In final column of junior year, I wrote that it might be my last. I didn’t actually want to stop writing the column. I just wanted people to e-mail me saying, “Please keep writing, I love your columns!” Or, “Oh no, don’t stop. Everyone loves you.” But I didn’t get a single e-mail or have anyone even acknowledge my empty threat that was made purely as a cry for attention.
Even though this is actually going to be my second to last column, I figure I better get the crazy train rolling.
REGRETS
First Regret: I always wanted to write a column detailing Brad Pitt’s effect on me. I mentioned it in one of my previous columns, but I have not done him justice. I am not being sarcastic when I say that I have literally spent hours trying to put into words just what it is about Brad that makes him so awesome. These are some of my thoughts on Brad that I have written throughout the years:
• In my history class senior year of high school, we were watching Legends of the Fall. My teacher had to step out of the classroom, and as she was leaving, she said, “Drew, do not fast forward to the sex scene.” Naturally, I did. Maybe it was his golden skin glowing in the majestic mountains of Montana. That thought that you could just run away with him. Live a simple life out in the open. Just you and Brad.
When my teacher came back, she decided it was the last straw, so for the rest of the school year, instead of learning world history, I met weekly with the school priest to write a research paper on the treatment of women in various cultures.
• Here’s a question: Would you rather be Brad Pitt, the sexiest man alive where you can have any girl you want, or be a girl and have Brad Pitt as your husband?
• Kevin Spacey’s brutal acts did not faze me at all in Se7en. I couldn’t stop thinking about how I will never have the effect on girls that Brad has.
• The one thing I can’t let anyone find out: I once killed a drifter.
That last sentence I actually found written in these notes that I have about Brad Pitt, and I have no idea how it got there.
Second Regret: I always wanted to write a column where all I do is list every award that I have won in my life. People would laugh, but what they wouldn’t know is that it would really be an attempt to indirectly impress them. I would act sarcastic about all of it, but deep down I would want everyone to know all that I have accomplished. “Yeah, yeah, that is funny, I’m an Eagle Scout.”
Third Regret: I never was able to accomplish my dream of joining the popular crowd and forgetting who my true friends are. Then, when my old loser but loyal friend tried to get me to come back, I could say, “For the first time in my life, I feel accepted. Like I am someone. You wouldn’t know anything about that.”
Fourth Regret: I will never be as good as Wes Anderson.
Fifth Regret: This regret I can only explain in a metaphor. I want to swim in this lake. But I can’t even lift my foot just to touch the water. It’s like I’ve become addicted to wanting to swim in the lake and not being able to. Maybe I have come to like the fact that I can’t go swimming so that I can lament about it. Or, maybe I hate myself for not being able to swim. But in either case, I’m stuck on the shore. Think about that.
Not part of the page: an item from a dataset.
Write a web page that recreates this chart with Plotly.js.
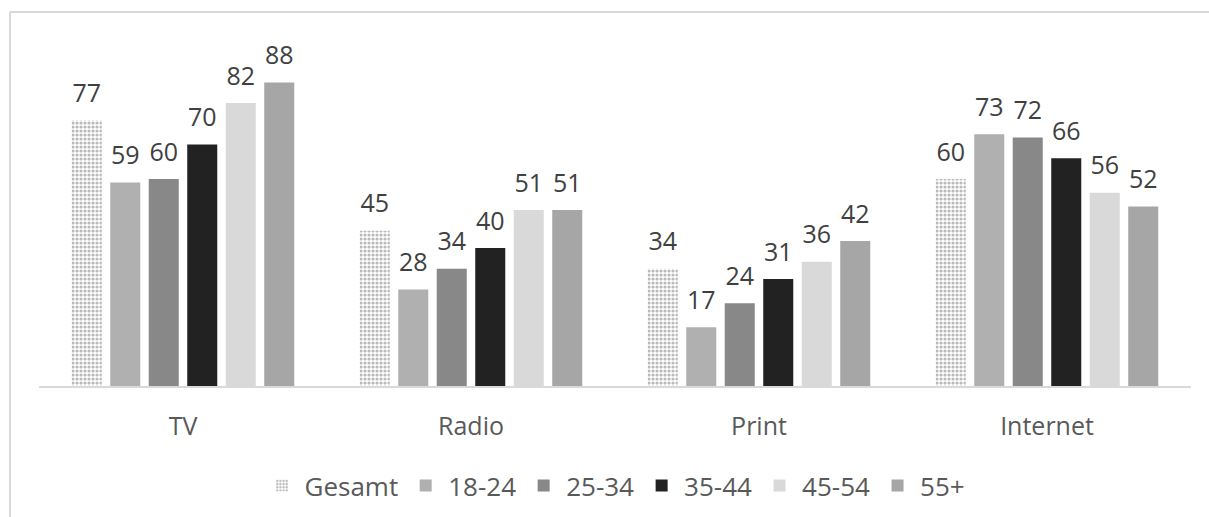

Sixth Regret: My dad used to hold money up in the air and tried to make me grab it, but I never could. He would just laugh as I jumped up and down continuously. He said he was trying to teach me a lesson, but I never understood what that lesson was.
Seventh Regret: I still haven’t learned that if you like a girl and ask her friend to secretly find out if she likes you, she will actually go up to her friend and say, “Hey, Andrew likes you. He told me.” She won’t be “cool about it” like you ask her to. Doing this also ruins your chances with the girl because she sees how passive you are. But I’m going to keep doing it because I’m a wuss.
But my biggest regret about my column is that no one really got the point of it.
FUTURE PLANS
Don’t you worry about ol’ Andrew. I plan on scouring the world and embarking on crazy adventures with Captain Jack … Seibald that is. I call him Cap’n Jack because he is pretty much a carbon copy of Johnny Depp’s Captain Jack Sparrow. Both are mythical characters that no one really knows if they exist or not. Both were born in the Caribbean. Both have similar jobs — Jack Sparrow is a notorious pirate, while Jack Seibald is the CEO of Concept Capital, a company that helps investment managers with their portfolios.
Cap’n Jack has promised me that if I show up on his doorstep broke from a chronic drug habit, he will give me a job. I don’t know if this deal is based on me having the drug habit or not, but I don’t leave anything to chance, so I will make sure to already have a debilitating drug problem when I show up.
So, my next column will be my last. You can consider this halftime. Make sure the team mom brings orange slices.